Data section:
.....

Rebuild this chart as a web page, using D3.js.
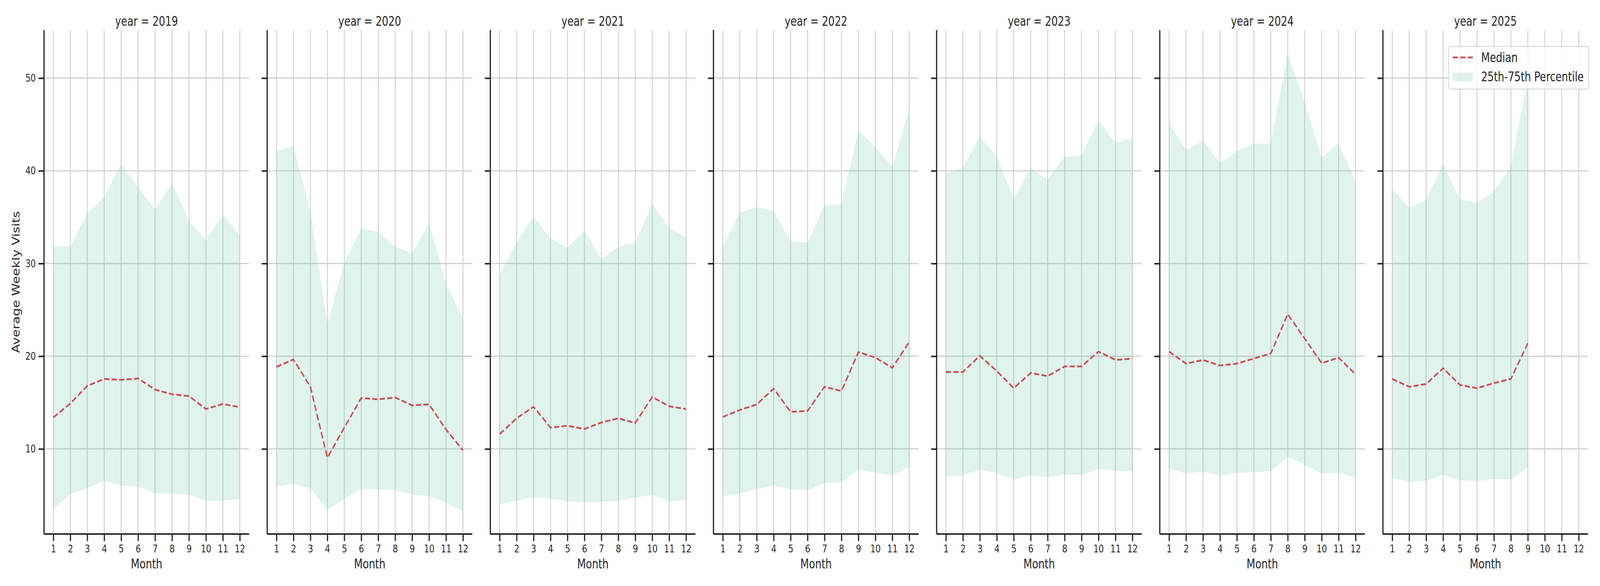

.....

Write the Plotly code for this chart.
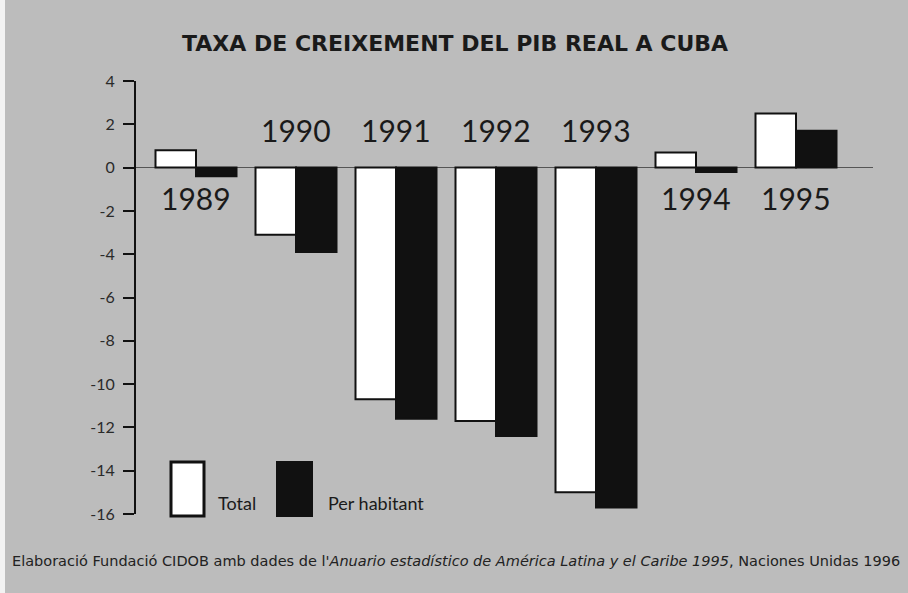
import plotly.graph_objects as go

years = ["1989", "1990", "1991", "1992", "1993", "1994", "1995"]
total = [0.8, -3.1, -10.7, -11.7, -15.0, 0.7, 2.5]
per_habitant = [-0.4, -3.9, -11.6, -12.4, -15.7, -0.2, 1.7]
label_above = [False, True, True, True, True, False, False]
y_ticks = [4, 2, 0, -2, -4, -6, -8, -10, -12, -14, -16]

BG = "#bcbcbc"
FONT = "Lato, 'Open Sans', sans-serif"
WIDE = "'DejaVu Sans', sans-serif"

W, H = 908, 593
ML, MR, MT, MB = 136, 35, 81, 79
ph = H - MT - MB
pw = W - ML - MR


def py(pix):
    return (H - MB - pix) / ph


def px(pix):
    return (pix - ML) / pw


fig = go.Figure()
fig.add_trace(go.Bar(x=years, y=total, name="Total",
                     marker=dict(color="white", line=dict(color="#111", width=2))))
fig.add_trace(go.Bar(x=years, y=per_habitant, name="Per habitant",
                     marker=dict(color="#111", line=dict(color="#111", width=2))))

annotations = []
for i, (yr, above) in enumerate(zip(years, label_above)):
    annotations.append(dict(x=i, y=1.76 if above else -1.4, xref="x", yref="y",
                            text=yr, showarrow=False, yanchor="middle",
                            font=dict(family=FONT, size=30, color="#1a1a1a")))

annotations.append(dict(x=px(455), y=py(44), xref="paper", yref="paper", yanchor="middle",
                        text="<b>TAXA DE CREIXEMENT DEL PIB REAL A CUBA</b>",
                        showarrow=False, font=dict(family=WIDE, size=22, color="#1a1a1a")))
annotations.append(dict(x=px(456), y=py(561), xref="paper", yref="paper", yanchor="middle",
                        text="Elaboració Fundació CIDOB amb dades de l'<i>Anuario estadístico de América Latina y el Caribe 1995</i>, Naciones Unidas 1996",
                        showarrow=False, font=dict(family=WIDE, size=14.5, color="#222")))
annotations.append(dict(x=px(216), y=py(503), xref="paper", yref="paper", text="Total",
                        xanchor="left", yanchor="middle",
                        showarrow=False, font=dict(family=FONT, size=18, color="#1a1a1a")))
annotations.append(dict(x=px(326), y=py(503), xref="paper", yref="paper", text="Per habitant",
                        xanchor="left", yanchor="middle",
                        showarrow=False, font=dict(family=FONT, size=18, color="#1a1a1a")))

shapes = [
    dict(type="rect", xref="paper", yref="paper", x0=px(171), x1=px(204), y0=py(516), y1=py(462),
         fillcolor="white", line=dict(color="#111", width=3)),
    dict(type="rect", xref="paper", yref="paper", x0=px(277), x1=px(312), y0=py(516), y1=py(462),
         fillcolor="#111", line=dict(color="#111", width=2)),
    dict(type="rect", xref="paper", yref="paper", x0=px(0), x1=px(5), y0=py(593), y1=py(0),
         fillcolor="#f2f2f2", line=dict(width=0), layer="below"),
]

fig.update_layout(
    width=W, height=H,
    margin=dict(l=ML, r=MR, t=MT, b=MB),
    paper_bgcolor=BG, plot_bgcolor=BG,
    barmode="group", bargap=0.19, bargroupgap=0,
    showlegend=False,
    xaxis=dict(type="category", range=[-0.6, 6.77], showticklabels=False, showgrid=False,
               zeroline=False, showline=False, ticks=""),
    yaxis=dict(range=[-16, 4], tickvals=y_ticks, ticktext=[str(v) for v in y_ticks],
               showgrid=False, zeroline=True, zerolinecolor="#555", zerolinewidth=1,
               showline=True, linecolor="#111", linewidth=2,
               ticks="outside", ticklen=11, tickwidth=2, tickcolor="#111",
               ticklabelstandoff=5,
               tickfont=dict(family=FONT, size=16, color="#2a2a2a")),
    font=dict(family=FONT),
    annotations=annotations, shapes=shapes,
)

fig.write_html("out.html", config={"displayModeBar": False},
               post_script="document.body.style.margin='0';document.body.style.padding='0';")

.....

What is expected: Write down exactly what the lines above say, from the line holding "Write the Plotly code for this chart." through the line holding "import plotly.graph_objects as go", and nothing more. Do not copy the pictures.

Task response:
Write the Plotly code for this chart.
import plotly.graph_objects as go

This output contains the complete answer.